Davis pleaded guilty to possession of a firearm contrary to Section 57 of the Terrorism Act 2000, and two charges of funding terrorism between 2013 and 2014.

The defendant entered his pleas via video link from Belmarsh prison.

Judge Lucraft adjourned sentencing until November 13.

The offences were largely uncovered from his communications with his then-wife, mother-of-two Amal El-Wahabi, 36, who stayed behind in north London living on benefits.

Davis, who used the name Hamza after converting to Islam, was born in the capital and spent time living in Saudi Arabia and United Arab Emirates in 2007.

He met El-Wahabi at a London mosque and they became increasingly interested in Islam.

In July 2013, he travelled to Syria but maintained regular contact with El-Wahabi by phone and internet.

He went on to enlist her in a plan to send him cash by hoodwinking her friend Nawal Masaad, 36, to act as courier on the promise of 1,000 euros.

Ms Masaad, from Holloway, north London, was stopped at Heathrow Airport on January 16 2014 as she was about to board a flight to Istanbul with 20,000 euros stuffed inside her tights.

The prosecution alleged the money raised in the UK was destined to support Davis’s terrorist cause in Syria.

Following El-Wahabi’s arrest in London, police uncovered a stash of terrorist propaganda said to have been left behind by Davis when he went to Syria.

On her mobile phone was a picture sent by Davis in November 2013 in Syrian woods with a man holding a Kalashnikov rifle.

Davis told his wife: “Don’t show this to anyone but yuyu. (sic). I mean it.”

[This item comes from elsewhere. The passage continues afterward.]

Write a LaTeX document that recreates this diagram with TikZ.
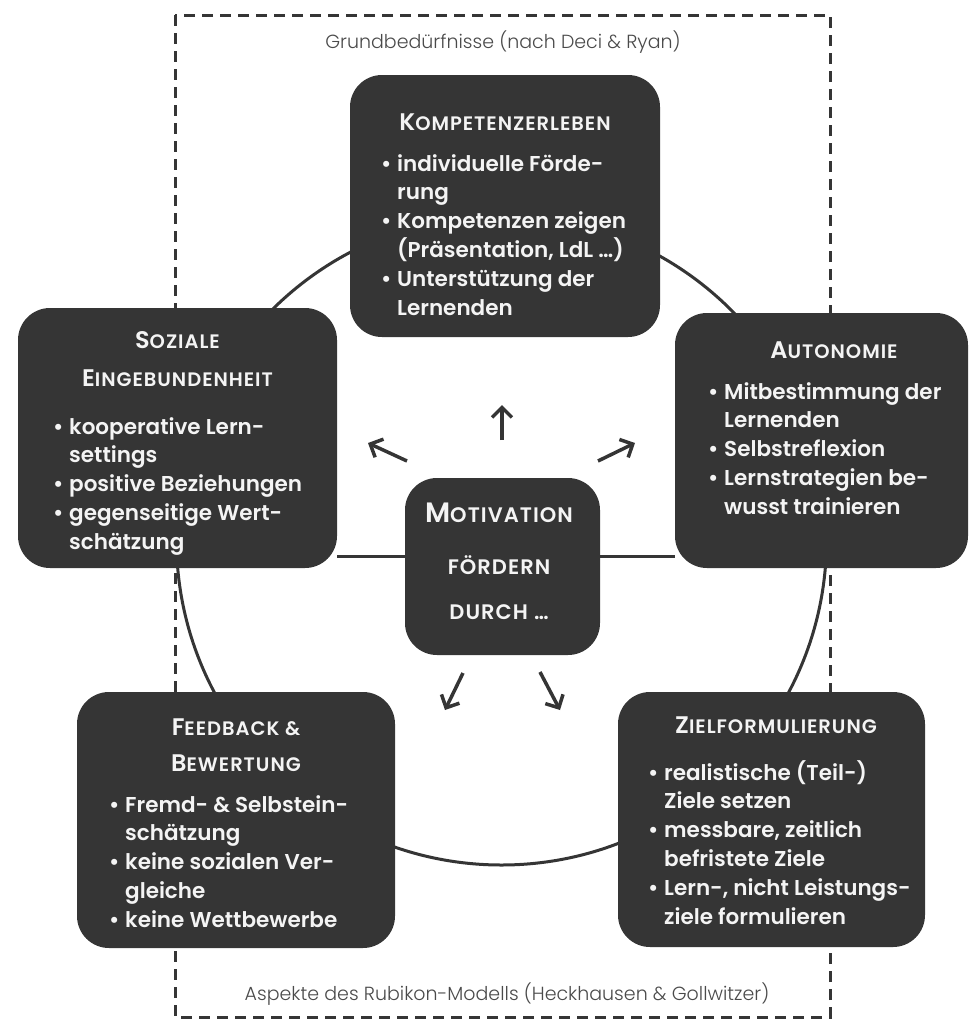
\documentclass[tikz,border=0pt]{standalone}
\usepackage{fontspec}
\setmainfont{Poppins}
\newfontfamily\cardfont{Poppins}[UprightFont=* SemiBold]
\newfontfamily\headfont{Poppins}[UprightFont=* SemiBold, LetterSpace=5]
\newfontfamily\capfont{Poppins}[UprightFont=* Light]
\usetikzlibrary{arrows.meta}
\definecolor{dunkel}{HTML}{353535}
\definecolor{hell}{HTML}{F4F4F4}
\definecolor{grau}{HTML}{4A4A4A}
% Kapitaelchen von Hand: grosser Anfangsbuchstabe, Rest klein
\newcommand{\kap}[2]{{\fontsize{24}{24}\selectfont #1}{\fontsize{19.5}{19.5}\selectfont\MakeUppercase{#2}}}
\newcommand{\Kap}[2]{{\fontsize{28}{28}\selectfont #1}{\fontsize{21}{21}\selectfont\MakeUppercase{#2}}}
\newcommand{\pkt}{\makebox[16pt][l]{\textbullet}}
\newcommand{\ein}{\hspace*{16pt}}
\tikzset{
  karte/.style={fill=dunkel, rounded corners=32pt, inner sep=0pt},
  titel/.style={text=hell, font=\headfont, inner sep=0pt},
  liste/.style={text=hell, font=\cardfont\fontsize{21.5}{28.8}\selectfont, inner sep=0pt, align=left, anchor=north west},
  linie/.style={draw=dunkel, line width=3pt},
  pfeil/.style={draw=dunkel, line width=3.5pt, -{Straight Barb[length=10pt,width=20pt]}},
  notiz/.style={text=grau, font=\capfont\fontsize{19}{19}\selectfont, inner sep=0pt}
}
\begin{document}
\begin{tikzpicture}[x=1pt,y=-1pt]
  \useasboundingbox (0,0) rectangle (973,1026);
  % Rahmen und Kreis
  \draw[linie, dash pattern=on 11pt off 7pt] (175,15) rectangle (830,1017);
  \draw[linie] (501.5,540) circle[radius=325pt];
  \coordinate (mitte-l) at (337,556);
  \coordinate (mitte-r) at (675,556);
  \draw[linie] (mitte-l) -- (mitte-r);
  \node[notiz] (grund) at (503,42) {Grundbedürfnisse (nach Deci \& Ryan)};
  \node[notiz] (rubikon) at (507,994) {Aspekte des Rubikon-Modells (Heckhausen \& Gollwitzer)};

  % Karten
  \node[karte, minimum width=310pt, minimum height=262pt] (kompetenz) at (505,206) {};
  \node[karte, minimum width=319pt, minimum height=260pt] (soziale) at (177.5,438) {};
  \node[karte, minimum width=293pt, minimum height=255pt] (autonomie) at (821.5,440.5) {};
  \node[karte, minimum width=195pt, minimum height=177pt] (motivation) at (502.5,566.5) {};
  \node[karte, minimum width=318pt, minimum height=256pt] (feedback) at (236,820) {};
  \node[karte, minimum width=307pt, minimum height=255pt] (ziel) at (771.5,819.5) {};

  % Titel
  \node[titel] (kompetenz-t) at (505,122) {\kap{K}{ompetenzerleben}};
  \node[titel] (soziale-t1) at (177.5,340) {\kap{S}{oziale}};
  \node[titel] (soziale-t2) at (177.5,378) {\kap{E}{ingebundenheit}};
  \node[titel] (autonomie-t) at (834,350) {\kap{A}{utonomie}};
  \node[titel] (motivation-t1) at (499,513) {\Kap{M}{otivation}};
  \node[titel] (motivation-t2) at (499,565) {\Kap{}{fördern}};
  \node[titel] (motivation-t3) at (499,612) {\Kap{}{durch …}};
  \node[titel] (feedback-t1) at (236,727) {\kap{F}{eedback \&}};
  \node[titel] (feedback-t2) at (236,763) {\kap{B}{ewertung}};
  \node[titel] (ziel-t) at (776,725) {\kap{Z}{ielformulierung}};

  % Stichpunkte
  \node[liste] (kompetenz-l) at (381,154) {\pkt individuelle Förde-\\ \ein rung\\ \pkt Kompetenzen zeigen\\ \ein (Präsentation, LdL …)\\ \pkt Unterstützung der\\ \ein Lernenden};
  \node[liste] (soziale-l) at (53,417) {\pkt kooperative Lern-\\ \ein settings\\ \pkt positive Beziehungen\\ \pkt gegenseitige Wert-\\ \ein schätzung};
  \node[liste] (autonomie-l) at (708,382) {\pkt Mitbestimmung der\\ \ein Lernenden\\ \pkt Selbstreflexion\\ \pkt Lernstrategien be-\\ \ein wusst trainieren};
  \node[liste] (feedback-l) at (109,795) {\pkt Fremd- \& Selbstein-\\ \ein schätzung\\ \pkt keine sozialen Ver-\\ \ein gleiche\\ \pkt keine Wettbewerbe};
  \node[liste] (ziel-l) at (648,760) {\pkt realistische (Teil-)\\ \ein Ziele setzen\\ \pkt messbare, zeitlich\\ \ein befristete Ziele\\ \pkt Lern-, nicht Leistungs-\\ \ein ziele formulieren};

  % Pfeile
  \draw[pfeil] (502,440) -- (502,405);
  \draw[pfeil] (407,461) -- (368,443);
  \draw[pfeil] (598,461) -- (635,443);
  \draw[pfeil] (463,673) -- (445,710);
  \draw[pfeil] (540,672) -- (560,710);
\end{tikzpicture}
\end{document}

He sent another picture posing with 13 others in military-style clothes, all with guns held aloft.

Asked by El-Wahabi if he was doing anything exciting, Davis said he was just “on point”, which is believed to be a reference to guard duty.

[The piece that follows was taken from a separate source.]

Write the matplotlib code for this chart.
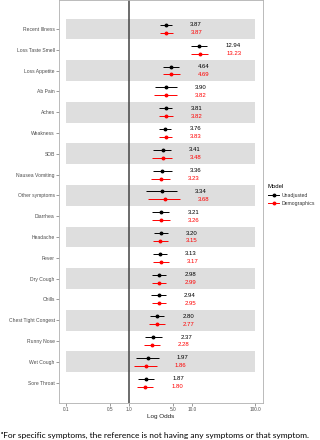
import numpy as np
import matplotlib
matplotlib.use("Agg")
import matplotlib.pyplot as plt
from matplotlib.lines import Line2D

# symptoms, top to bottom
symptoms = ["Recent Illness", "Loss Taste Smell", "Loss Appetite", "Ab Pain", "Aches",
            "Weakness", "SOB", "Nausea Vomiting", "Other symptoms", "Diarrhea",
            "Headache", "Fever", "Dry Cough", "Chills", "Chest Tight Congest",
            "Runny Nose", "Wet Cough", "Sore Throat"]

# unadjusted model
unadj_or = [3.87, 12.94, 4.64, 3.90, 3.81, 3.76, 3.41, 3.36, 3.34, 3.21, 3.20, 3.13, 2.98, 2.94, 2.80, 2.37, 1.97, 1.87]
unadj_lo = [3.14, 9.5, 3.46, 2.56, 3.0, 3.0, 2.4, 2.43, 1.86, 2.34, 2.46, 2.4, 2.32, 2.24, 2.15, 1.8, 1.29, 1.4]
unadj_hi = [4.82, 17.5, 6.3, 5.7, 4.9, 4.7, 4.6, 4.76, 5.7, 4.37, 4.2, 4.05, 3.9, 3.82, 3.64, 3.4, 2.95, 2.52]

# demographics-adjusted model
demo_or = [3.87, 13.23, 4.69, 3.82, 3.82, 3.83, 3.48, 3.23, 3.68, 3.26, 3.15, 3.17, 2.99, 2.95, 2.77, 2.28, 1.86, 1.80]
demo_lo = [3.1, 9.7, 3.46, 2.5, 2.96, 3.0, 2.34, 2.26, 2.0, 2.34, 2.38, 2.43, 2.29, 2.29, 2.1, 1.73, 1.2, 1.34]
demo_hi = [5.05, 18.1, 6.45, 5.7, 5.0, 4.8, 4.76, 4.47, 6.45, 4.47, 4.2, 4.26, 3.9, 3.9, 3.68, 3.1, 2.75, 2.43]

x_ticks = [0.1, 0.5, 1.0, 5.0, 10.0, 100.0]
x_ticklabels = ["0.1", "0.5", "1.0", "5.0", "10.0", "100.0"]

plt.rcParams['font.family'] = ['Liberation Sans', 'DejaVu Sans']

fig = plt.figure(figsize=(3.2, 4.4), dpi=100)
ax = fig.add_axes([59/320, 1 - 403/440, (263-59)/320, 403/440])

n = len(symptoms)
y = np.arange(n)
off = 0.19

# shaded bands on every other row
for i in range(0, n, 2):
    ax.fill_between([0.1, 100], i - 0.5, i + 0.5, color='#dedede', lw=0, zorder=0)

ax.axvline(1.0, color='#444444', lw=1.1, zorder=1)

series = [(unadj_or, unadj_lo, unadj_hi, 'black', -off),
          (demo_or, demo_lo, demo_hi, 'red', off)]
for orv, lo, hi, col, dy in series:
    yy = y + dy
    ax.hlines(yy, lo, hi, color=col, lw=0.7, zorder=2)
    ax.plot(orv, yy, 'o', color=col, ms=1.8, zorder=3)
    for v, h, yi in zip(orv, hi, yy):
        ax.text(h * 1.93, yi, f"{v:.2f}", color=col, fontsize=4.3,
                ha='left', va='center')

ax.set_xscale('log')
ax.set_xlim(0.0774, 134)
ax.set_ylim(17.98, -1.39)
ax.set_xticks(x_ticks)
ax.set_xticklabels(x_ticklabels)
ax.xaxis.set_minor_locator(matplotlib.ticker.NullLocator())
ax.set_yticks(y)
ax.set_yticklabels(symptoms)
ax.tick_params(axis='both', labelsize=3.6, colors='#4d4d4d', length=2, width=0.4, pad=1)
ax.tick_params(axis='x', labelsize=3.4)
for sp in ax.spines.values():
    sp.set_color('#b0b0b0')
    sp.set_linewidth(0.6)
ax.set_xlabel("Log Odds", fontsize=4.6, labelpad=1.5, color='#222222')

# legend
handles = [Line2D([0], [0], color='black', lw=0.7, marker='o', ms=1.8),
           Line2D([0], [0], color='red', lw=0.7, marker='o', ms=1.8)]
leg = fig.legend(handles, ["Unadjusted", "Demographics"], title="Model",
                 loc='upper left', bbox_to_anchor=(268/320, 1 - 184/440),
                 frameon=False, fontsize=3.7, title_fontsize=4.3,
                 handlelength=2.2, handletextpad=0.5, labelspacing=0.7,
                 borderpad=0, borderaxespad=0)
leg._legend_box.align = "left"
for t in leg.get_texts():
    t.set_color('#333333')

fig.text(0.003, 1 - 435/440, "\u1d43For specific symptoms, the reference is not having any symptoms or that symptom.",
         family=['Lato', 'DejaVu Sans'], fontsize=6.0, ha='left', va='center', color='black')

fig.savefig("out.png", dpi=100)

The court heard it was clear that Davis – who had convictions for possession of drugs and gun possession – had gone to Syria to fight under the black flag of IS and that he was preoccupied with martyrdom.

Giving evidence in her trial, El-Wahabi claimed Davis was “always there” for her and had left the country “to get away from everyone and to look for work”.

He was unhappy in London because of “the drugs, the influence of friends he has around him, the police targeting him constantly”, she said.

She added: “With him, his problem is he is always being watched.”

After the Old Bailey trial in 2014, El-Wahabi was found guilty of funding terrorism and jailed for 28 months, while Ms Masaad was cleared of wrongdoing.

El-Wahabi was the first person to be convicted of funding terrorism in Syria.

In November 2015, Davis was arrested with others in Istanbul after being found using a forged travel document and later jailed for IS membership.

Davis has always denied being connected with The Beatles cell – so-called because of their British accents – which tortured and beheaded western hostages in Syria.

Two IS Beatles members, British nationals El Shafee Elsheikh and Alexanda Kotey, are now seving life in US jails.

The third Beatle, Mohammed Emwazi, dubbed Jihadi John, who was believed to feature in shocking videos of IS beheadings of a number of captives, was killed in a drone strike in 2015.